MAGNETIC-PROPERTY ENHANCEMENT OF SIZED CONTROLLED COBALT-GOLD CORE-SHELL NANOCRYSTALS

Cobalt nanoparticles and cobalt-gold core-shell nanoparticles were synthesized via reverse-micelle microemulsion method with emphasis on size control. Cobalt nanoparticles become easily oxidized therefore coating a gold shell on cobalt nanoparticles was necessary and can effectively reduce the oxidation of Co while maintaining most of its magnetic properties. Controlling the size of nanoparticles was performed by adjusting the water to surfactant ratio of reverse micelle solution during synthesis. X-ray diffraction data was used to calculate the crystallinity percentage and percentage of phases presented in Co-Au core-shell nanoparticles. The results from transmission electron microscopy, and field emission electron microscopy combined to energy dispersive x-ray spectroscopy provide direct evidence for shell growth.
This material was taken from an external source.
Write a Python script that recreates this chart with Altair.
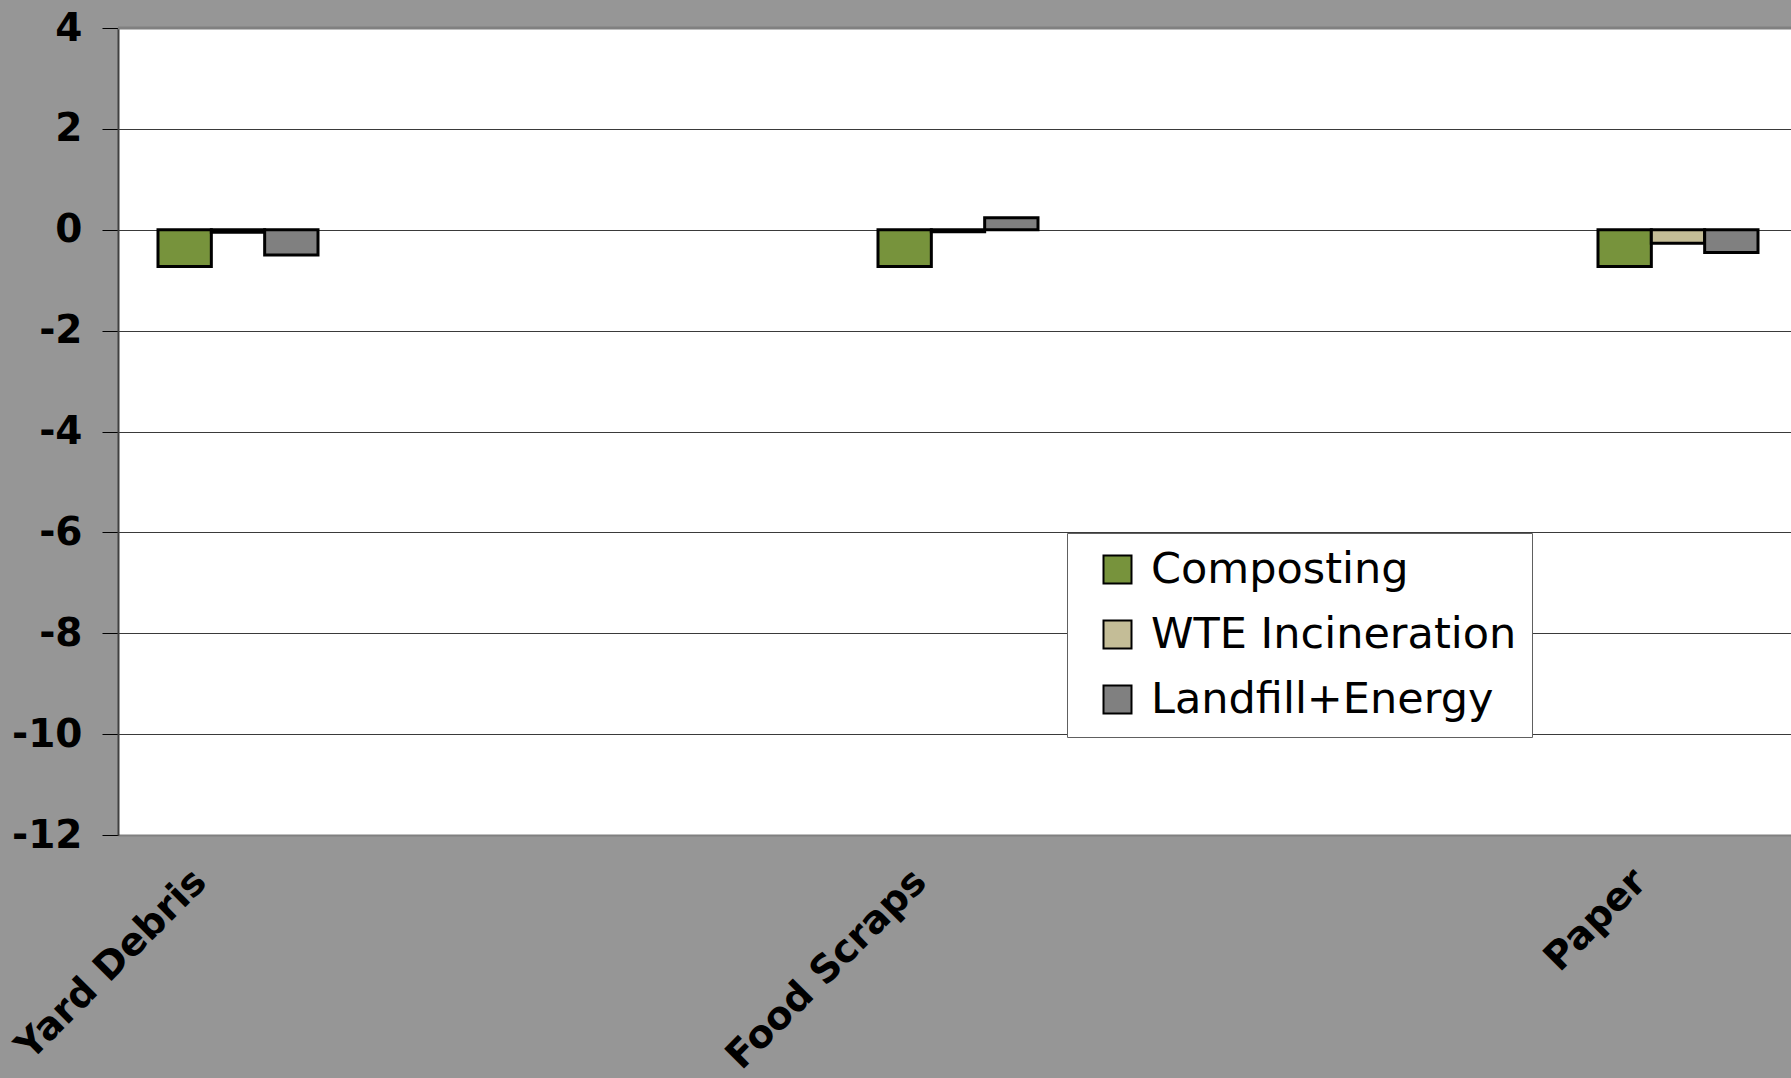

The average coating layer (shell thickness) in all cases observed to be 4-5 nm. Magnetic properties of samples were investigated using a vibrating sample magnetometer before and after annealing. Magnetic properties enhanced after annealing in all cases. An increase in saturation magnetization after annealing was due to increase in cystallinity percentage. A simple method was applied to measure a totally intrinsic blocking temperature in zero field cooled-warmed (ZFC-W) curves without employing an external magnetic field. The B-field dependence temperature data of Co-Au nanoparticles before and after annealing showed an intrinsic blocking temperature of 45 and 40 K respectively.